START RECORD EXCERPTS

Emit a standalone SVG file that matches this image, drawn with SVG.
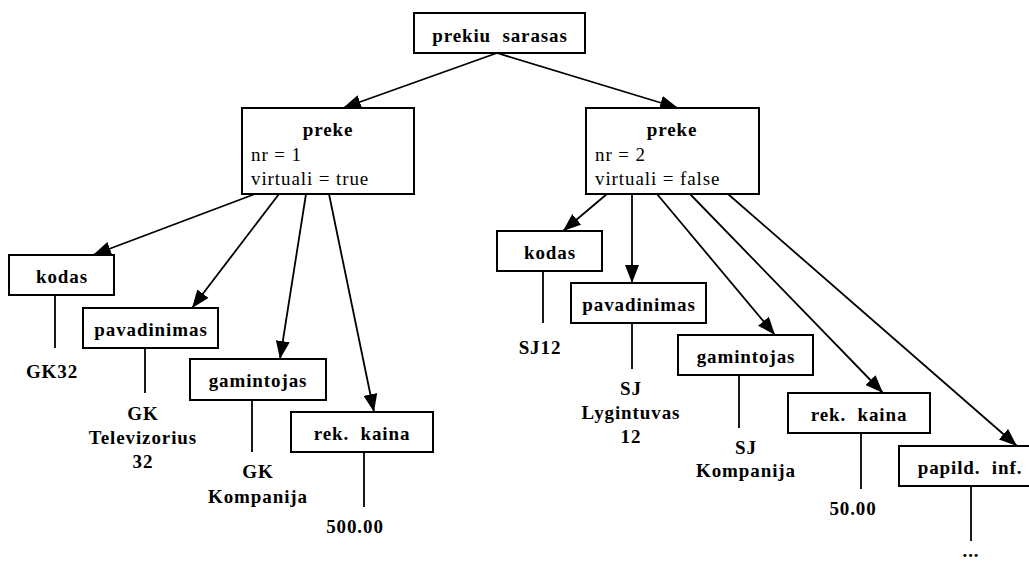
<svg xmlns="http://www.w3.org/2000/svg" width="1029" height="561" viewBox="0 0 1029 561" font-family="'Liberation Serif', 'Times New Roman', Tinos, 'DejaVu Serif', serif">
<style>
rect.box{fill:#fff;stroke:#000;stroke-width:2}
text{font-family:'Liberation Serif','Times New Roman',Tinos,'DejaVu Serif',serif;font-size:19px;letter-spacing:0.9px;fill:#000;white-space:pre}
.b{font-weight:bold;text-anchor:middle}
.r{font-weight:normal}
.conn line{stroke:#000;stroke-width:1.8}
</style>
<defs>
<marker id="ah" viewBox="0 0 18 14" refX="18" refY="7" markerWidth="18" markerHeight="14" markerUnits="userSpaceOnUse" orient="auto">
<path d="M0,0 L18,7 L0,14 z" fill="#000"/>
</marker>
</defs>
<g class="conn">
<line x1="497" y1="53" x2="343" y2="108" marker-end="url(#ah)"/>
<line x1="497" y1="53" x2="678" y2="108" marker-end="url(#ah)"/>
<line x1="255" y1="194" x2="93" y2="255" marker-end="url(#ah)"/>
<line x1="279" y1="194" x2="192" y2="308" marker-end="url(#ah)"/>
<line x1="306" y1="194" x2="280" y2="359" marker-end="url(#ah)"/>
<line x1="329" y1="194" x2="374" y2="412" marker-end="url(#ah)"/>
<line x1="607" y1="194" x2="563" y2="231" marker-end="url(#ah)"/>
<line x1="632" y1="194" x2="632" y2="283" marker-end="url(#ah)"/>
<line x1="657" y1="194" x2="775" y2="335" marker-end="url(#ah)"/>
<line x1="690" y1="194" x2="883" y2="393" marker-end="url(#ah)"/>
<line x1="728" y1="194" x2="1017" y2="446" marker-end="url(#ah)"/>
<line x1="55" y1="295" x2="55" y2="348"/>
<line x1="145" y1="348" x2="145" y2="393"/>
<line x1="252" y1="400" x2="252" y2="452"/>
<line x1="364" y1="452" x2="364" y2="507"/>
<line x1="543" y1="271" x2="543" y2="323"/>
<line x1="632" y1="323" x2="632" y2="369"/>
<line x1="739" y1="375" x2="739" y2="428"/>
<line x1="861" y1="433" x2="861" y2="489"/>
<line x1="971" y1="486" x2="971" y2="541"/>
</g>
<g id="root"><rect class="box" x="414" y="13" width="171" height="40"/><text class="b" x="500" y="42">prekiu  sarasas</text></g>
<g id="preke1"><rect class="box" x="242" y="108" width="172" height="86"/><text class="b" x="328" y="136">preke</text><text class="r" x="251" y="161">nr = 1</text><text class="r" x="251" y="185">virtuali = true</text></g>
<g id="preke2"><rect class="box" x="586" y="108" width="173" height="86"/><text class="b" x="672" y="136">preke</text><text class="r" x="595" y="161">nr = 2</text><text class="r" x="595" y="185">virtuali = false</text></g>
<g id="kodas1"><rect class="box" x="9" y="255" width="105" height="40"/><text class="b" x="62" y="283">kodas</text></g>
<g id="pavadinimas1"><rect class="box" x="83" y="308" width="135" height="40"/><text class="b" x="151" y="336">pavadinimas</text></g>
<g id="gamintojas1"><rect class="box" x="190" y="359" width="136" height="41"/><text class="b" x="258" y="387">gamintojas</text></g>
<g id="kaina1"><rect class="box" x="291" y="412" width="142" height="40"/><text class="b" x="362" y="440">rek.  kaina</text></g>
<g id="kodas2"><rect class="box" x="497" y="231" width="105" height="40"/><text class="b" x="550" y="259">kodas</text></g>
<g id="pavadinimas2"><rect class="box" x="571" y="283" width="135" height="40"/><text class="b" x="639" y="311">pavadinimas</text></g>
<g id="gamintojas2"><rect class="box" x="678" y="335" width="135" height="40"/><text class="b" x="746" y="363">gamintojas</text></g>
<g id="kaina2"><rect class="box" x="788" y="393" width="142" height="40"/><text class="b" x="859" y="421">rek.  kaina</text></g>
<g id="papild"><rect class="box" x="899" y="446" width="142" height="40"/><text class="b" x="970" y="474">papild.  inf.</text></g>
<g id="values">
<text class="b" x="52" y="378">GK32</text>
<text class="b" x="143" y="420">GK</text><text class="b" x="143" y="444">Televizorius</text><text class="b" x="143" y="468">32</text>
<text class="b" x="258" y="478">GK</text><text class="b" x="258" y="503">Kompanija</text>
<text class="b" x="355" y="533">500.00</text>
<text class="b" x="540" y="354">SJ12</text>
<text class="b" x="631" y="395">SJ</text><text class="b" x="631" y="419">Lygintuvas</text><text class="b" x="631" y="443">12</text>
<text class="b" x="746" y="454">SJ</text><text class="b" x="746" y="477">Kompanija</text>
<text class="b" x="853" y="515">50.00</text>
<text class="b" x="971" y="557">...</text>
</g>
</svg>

END RECORD EXCERPTS
START RECORD EXCERPTS

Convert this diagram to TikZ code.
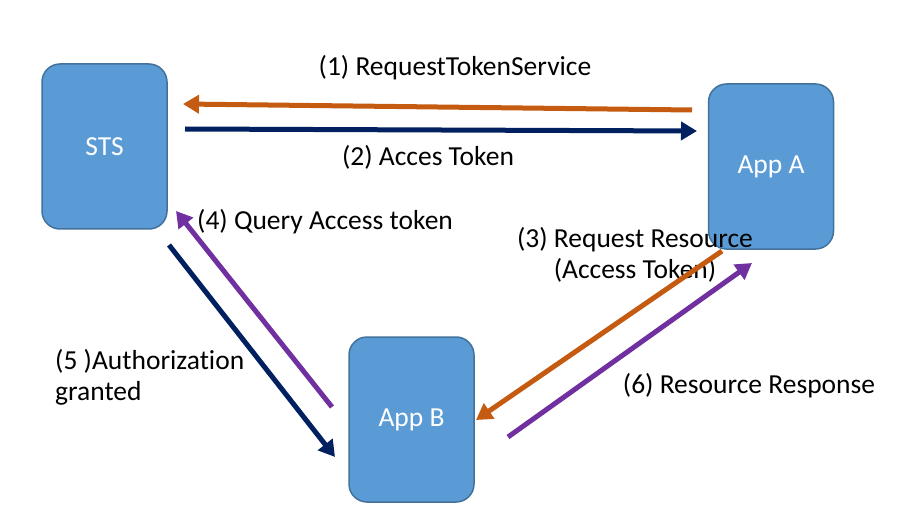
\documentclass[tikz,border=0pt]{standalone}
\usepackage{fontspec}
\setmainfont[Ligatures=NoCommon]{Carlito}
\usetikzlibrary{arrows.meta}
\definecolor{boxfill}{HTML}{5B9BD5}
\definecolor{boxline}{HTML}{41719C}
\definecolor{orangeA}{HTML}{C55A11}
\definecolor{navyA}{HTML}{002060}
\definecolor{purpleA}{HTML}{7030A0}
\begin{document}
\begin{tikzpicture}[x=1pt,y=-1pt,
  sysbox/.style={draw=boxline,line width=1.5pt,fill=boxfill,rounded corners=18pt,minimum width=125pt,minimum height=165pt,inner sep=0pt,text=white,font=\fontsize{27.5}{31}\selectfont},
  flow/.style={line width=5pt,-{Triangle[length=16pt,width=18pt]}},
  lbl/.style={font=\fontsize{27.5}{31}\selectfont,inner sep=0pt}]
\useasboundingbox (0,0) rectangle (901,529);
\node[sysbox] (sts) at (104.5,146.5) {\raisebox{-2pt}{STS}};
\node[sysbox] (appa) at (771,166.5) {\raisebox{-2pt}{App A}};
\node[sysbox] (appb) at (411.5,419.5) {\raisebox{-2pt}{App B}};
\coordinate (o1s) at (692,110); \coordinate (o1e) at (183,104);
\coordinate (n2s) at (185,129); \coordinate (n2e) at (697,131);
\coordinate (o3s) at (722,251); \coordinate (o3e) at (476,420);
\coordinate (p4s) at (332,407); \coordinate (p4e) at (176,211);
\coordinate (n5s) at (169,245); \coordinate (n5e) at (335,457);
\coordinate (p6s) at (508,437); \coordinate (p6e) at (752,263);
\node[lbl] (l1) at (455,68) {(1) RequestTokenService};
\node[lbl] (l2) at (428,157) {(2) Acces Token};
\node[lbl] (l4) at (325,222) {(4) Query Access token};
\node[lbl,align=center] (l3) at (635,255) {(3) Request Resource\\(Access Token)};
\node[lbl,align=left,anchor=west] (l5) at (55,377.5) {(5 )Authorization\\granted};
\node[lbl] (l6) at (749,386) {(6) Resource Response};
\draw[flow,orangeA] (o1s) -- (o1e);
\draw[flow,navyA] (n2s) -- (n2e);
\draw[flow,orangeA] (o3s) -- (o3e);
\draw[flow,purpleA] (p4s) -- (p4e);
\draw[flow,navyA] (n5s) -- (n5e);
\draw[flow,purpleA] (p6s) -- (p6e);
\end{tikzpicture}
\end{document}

END RECORD EXCERPTS

REQUEST: Where a line of the data holds "standalone", show that line.

WRITTEN RESPONSE:
Emit a standalone SVG file that matches this image, drawn with SVG.
\documentclass[tikz,border=0pt]{standalone}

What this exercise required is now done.